This is really disappointing; seems the Q5 one is a dud.

I got 2 of the P4 ones last week and other than the tailcap spring being really scratchy I am quite impressed with the runtime. 1 eneloop the light ran for about 1:45 before abruptly shutting down and people are reporting 4 hour runtimes on 2 AA's. This Q5 light is very, very disappointing. Why couldn't they just leave everything the same and change the LED?


----------



## LightWalker (Feb 4, 2008)

Doing a celing bounce my C3 Q5 seems brighter than my Fenix L2T V2 and my L1DCE on 14500. Shining it on the wall the hotspot does not seem as intense but the spill is very bright. My C3 Q5 gets Hot and the original C3 does not even get warm on 2 AA.


----------



## LightWalker (Feb 4, 2008)

bessiebenny said:


> Here's some differences that takebeat found between the old and new.
> Can people who have the new C3 Q5 to confirm if theirs is the same?
> 
> 1. Old one (left) had a switch module in a pill. C3 Q5 (right) does not.
> ...


 
I don't really have the proper tools to take it apart and am sorta affraid it won't work correctly if I do but my tailcap spring in my original C3 is copper and the new one is silver like the above. I don't think I will buy any more Ultrafire lights myself, there is just too much inconsistency in their lights, the AA lights anyway. It seems as though they have really cheaped out on the C3 by the looks of that new clickie.:thumbsdow


----------



## phreeflow (Feb 7, 2008)

LightWalker said:


> I got my Ultrafire C3 Q5 today and here are my observations on my sample.
> With 2 AA it is brighter than my older P4 C3 and seems to have brighter spill than my Fenix L2T V2 but the hot spot is brighter on the L2T.
> Cody,
> 
> ...


 
Hi All :wave:

Has anyone compared the output of the new Q5 C3 with the output of a 5-mode P4 C3 on high?? The 5-mode P4 C3 is noticeably brighter than the old single-mode P4 C3. So I'm really interested in how the new Q5 C3 compares with the old 5-mode C3. 

Thanks! :thumbsup:


----------



## phreeflow (Feb 15, 2008)

Anyone?:thinking:


----------



## Spotpuff (Feb 19, 2008)

Did some basic testing on the new Q5 C3. It's terrible.
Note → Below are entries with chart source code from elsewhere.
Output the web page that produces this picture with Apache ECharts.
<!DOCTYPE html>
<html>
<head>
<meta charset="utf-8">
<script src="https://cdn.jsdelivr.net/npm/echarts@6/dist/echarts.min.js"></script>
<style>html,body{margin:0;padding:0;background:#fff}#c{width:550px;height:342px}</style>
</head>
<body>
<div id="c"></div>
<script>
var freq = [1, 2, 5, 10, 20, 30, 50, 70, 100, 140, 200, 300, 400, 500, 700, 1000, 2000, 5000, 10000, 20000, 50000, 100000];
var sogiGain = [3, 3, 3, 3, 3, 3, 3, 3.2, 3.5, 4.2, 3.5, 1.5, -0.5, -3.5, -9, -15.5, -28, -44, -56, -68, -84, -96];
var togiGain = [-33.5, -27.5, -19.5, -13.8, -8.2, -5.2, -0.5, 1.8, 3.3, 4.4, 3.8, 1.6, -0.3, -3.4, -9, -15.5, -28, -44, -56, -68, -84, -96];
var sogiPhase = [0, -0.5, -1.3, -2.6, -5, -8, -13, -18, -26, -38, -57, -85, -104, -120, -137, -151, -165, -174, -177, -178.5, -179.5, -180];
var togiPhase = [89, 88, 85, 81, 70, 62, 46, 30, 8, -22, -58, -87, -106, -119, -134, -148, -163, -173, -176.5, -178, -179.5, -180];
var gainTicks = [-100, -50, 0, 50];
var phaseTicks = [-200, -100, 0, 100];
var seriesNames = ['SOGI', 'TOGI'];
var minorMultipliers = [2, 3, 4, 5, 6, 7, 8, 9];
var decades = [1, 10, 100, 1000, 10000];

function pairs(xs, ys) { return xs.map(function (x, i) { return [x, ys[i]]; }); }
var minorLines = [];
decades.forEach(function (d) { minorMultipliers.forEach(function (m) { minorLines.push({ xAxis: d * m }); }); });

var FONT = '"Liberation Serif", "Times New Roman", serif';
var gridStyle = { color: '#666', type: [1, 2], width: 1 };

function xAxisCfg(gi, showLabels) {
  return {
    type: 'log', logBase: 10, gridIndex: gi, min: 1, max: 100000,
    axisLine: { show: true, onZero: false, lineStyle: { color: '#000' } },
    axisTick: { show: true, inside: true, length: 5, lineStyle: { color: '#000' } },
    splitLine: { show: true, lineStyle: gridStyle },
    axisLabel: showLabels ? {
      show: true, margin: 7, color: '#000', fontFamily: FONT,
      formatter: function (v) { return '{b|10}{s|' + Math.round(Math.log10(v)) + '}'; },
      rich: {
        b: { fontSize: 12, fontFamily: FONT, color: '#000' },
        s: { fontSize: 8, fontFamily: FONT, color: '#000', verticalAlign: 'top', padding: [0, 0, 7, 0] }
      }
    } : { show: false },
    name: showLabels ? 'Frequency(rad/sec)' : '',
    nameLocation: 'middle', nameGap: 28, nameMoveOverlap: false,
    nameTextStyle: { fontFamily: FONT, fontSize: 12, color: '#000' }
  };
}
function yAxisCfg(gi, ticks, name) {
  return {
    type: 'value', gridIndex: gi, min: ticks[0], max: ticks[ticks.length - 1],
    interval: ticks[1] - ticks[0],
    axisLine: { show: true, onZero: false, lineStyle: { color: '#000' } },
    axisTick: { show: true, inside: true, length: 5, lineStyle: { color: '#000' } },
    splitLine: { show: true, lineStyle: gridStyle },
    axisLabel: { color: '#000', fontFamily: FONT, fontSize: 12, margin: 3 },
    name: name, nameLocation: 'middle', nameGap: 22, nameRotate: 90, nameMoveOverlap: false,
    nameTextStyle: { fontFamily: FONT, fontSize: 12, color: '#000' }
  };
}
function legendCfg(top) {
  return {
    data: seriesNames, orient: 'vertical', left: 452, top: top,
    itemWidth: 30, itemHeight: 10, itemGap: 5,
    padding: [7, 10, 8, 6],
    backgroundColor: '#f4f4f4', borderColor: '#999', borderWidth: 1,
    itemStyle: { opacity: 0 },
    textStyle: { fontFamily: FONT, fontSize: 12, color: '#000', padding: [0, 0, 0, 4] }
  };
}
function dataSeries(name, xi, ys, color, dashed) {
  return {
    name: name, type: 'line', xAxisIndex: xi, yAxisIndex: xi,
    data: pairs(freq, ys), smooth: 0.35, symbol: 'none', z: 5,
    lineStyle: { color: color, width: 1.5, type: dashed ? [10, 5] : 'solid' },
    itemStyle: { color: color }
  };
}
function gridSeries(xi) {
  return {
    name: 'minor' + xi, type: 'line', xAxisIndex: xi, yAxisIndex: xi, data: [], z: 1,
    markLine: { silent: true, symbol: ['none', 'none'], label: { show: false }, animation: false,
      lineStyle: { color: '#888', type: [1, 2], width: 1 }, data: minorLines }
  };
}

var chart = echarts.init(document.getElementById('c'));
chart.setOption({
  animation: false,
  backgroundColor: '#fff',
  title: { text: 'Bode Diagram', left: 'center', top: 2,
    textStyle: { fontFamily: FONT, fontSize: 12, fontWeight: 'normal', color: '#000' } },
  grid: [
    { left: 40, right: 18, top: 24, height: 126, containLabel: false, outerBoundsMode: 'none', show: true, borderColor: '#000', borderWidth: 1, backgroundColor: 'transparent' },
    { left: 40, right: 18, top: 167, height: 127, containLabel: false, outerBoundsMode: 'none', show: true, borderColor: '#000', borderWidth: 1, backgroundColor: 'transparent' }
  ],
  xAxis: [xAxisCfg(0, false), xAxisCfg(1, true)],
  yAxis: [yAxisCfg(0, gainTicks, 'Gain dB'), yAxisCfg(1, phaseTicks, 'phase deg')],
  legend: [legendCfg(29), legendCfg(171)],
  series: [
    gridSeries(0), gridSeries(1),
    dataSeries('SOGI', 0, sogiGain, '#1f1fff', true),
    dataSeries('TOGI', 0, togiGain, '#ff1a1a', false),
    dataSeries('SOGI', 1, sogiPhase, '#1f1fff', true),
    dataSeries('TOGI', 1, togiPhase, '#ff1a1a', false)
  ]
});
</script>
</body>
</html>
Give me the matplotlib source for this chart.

It's a bit brighter than the P4 (just barely by eye; no lux meter to test numbers though) but it starts to fade after about an hour and gets very dim whereas the P4 keeps going strong on 2 AA's.

The Q5 gets very hot, and has no O-ring behind the lens, so it rattles if you shake it.

Overall a very disappointing light.


----------



## CandleFranky (Feb 19, 2008)

Spotpuff said:


> The Q5 gets very hot, and has no O-ring behind the lens, so it rattles if you shake it.


Perhaps you can screw the driver a little deeper in the direction of the frontglass.


----------



## phreeflow (Feb 19, 2008)

deleted


----------



## Sampsa (Aug 8, 2009)

Maybe i'm stupid but 14500 battery seems to be too long for that flashlight? It works well with 2 aaa batteries but with one 14500 nothing happens, because its impossible to screw cap for lamp. Battery is too long about 3 mm.

Any ideas?


----------



## Thor20003 (Aug 9, 2009)

The clicky doesn't seem to be much cheaper looking than the one used in the Jetbeam pro model in this review. 

https://www.candlepowerforums.com/threads/208280


----------